The BASE bit’s short for Building, Antenna, Span and Earth, which apparently is the stuff you can jump off of (although I’m not sure how you can jump off a span or the earth). If you make a jump from each of the four categories you get a BASE number. Whatever that is, I’m never going to get one.

Just in case you’re not clear on what BASE jumping is, here’s a video of some mental people jumping off what I think is an electricity pylon. Warning – contains some NSFW language (well, I’d be swearing too if I was going to jump off an electricity pylon) and dirty fingernails.

A note on acronyms v initialisms (and backronyms)

Loads of us (me included up until a few years ago) use and abuse the word ‘acronym’. An acronym only applies to an abbreviation that you pronounce as a word.
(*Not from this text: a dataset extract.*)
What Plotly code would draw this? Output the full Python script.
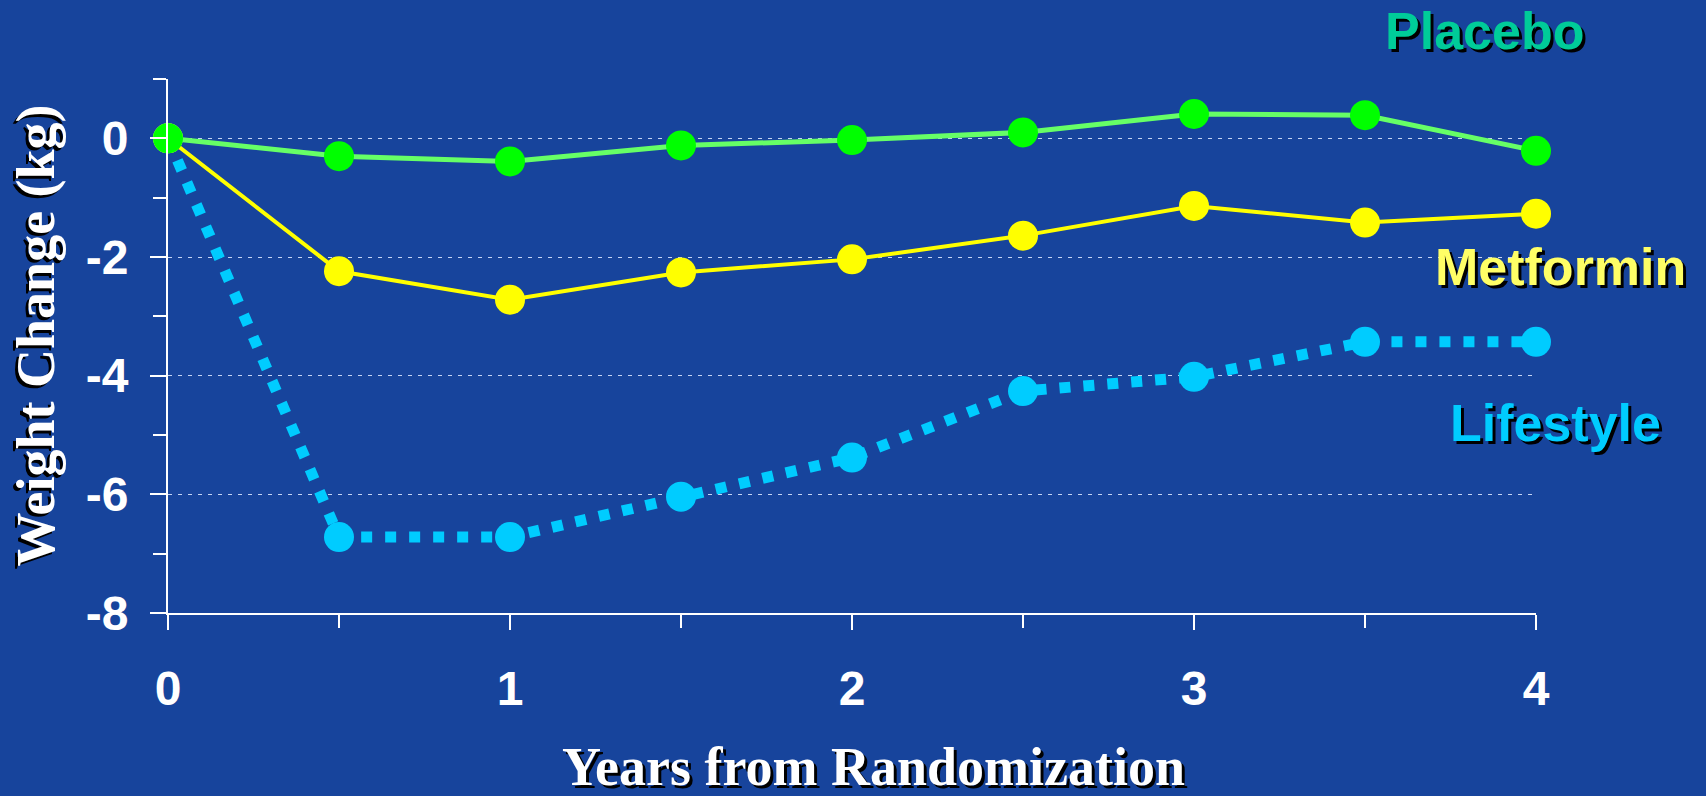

So the ones on this list are all acronyms. If you pronounce the individual letters of an abbreviation (like BBC or FBI), it’s an initialism, not an acronym.

There are also things called backronyms, which are when we make words that aren’t acronyms or initialisms into, well, acronyms or initialisms (that’s a horrible sentence, sorry). It’s basically retconning a word, usually for a laugh. ‘Bing’ (the Microsoft search engine) has been backronymed (not a word) as ‘Because It’s Not Google’.

Apparently SOS is a backronym. It doesn’t stand for ‘Save our souls’ at all – the letters were just chosen because they’re easy to transmit in Morse code. WTF, right?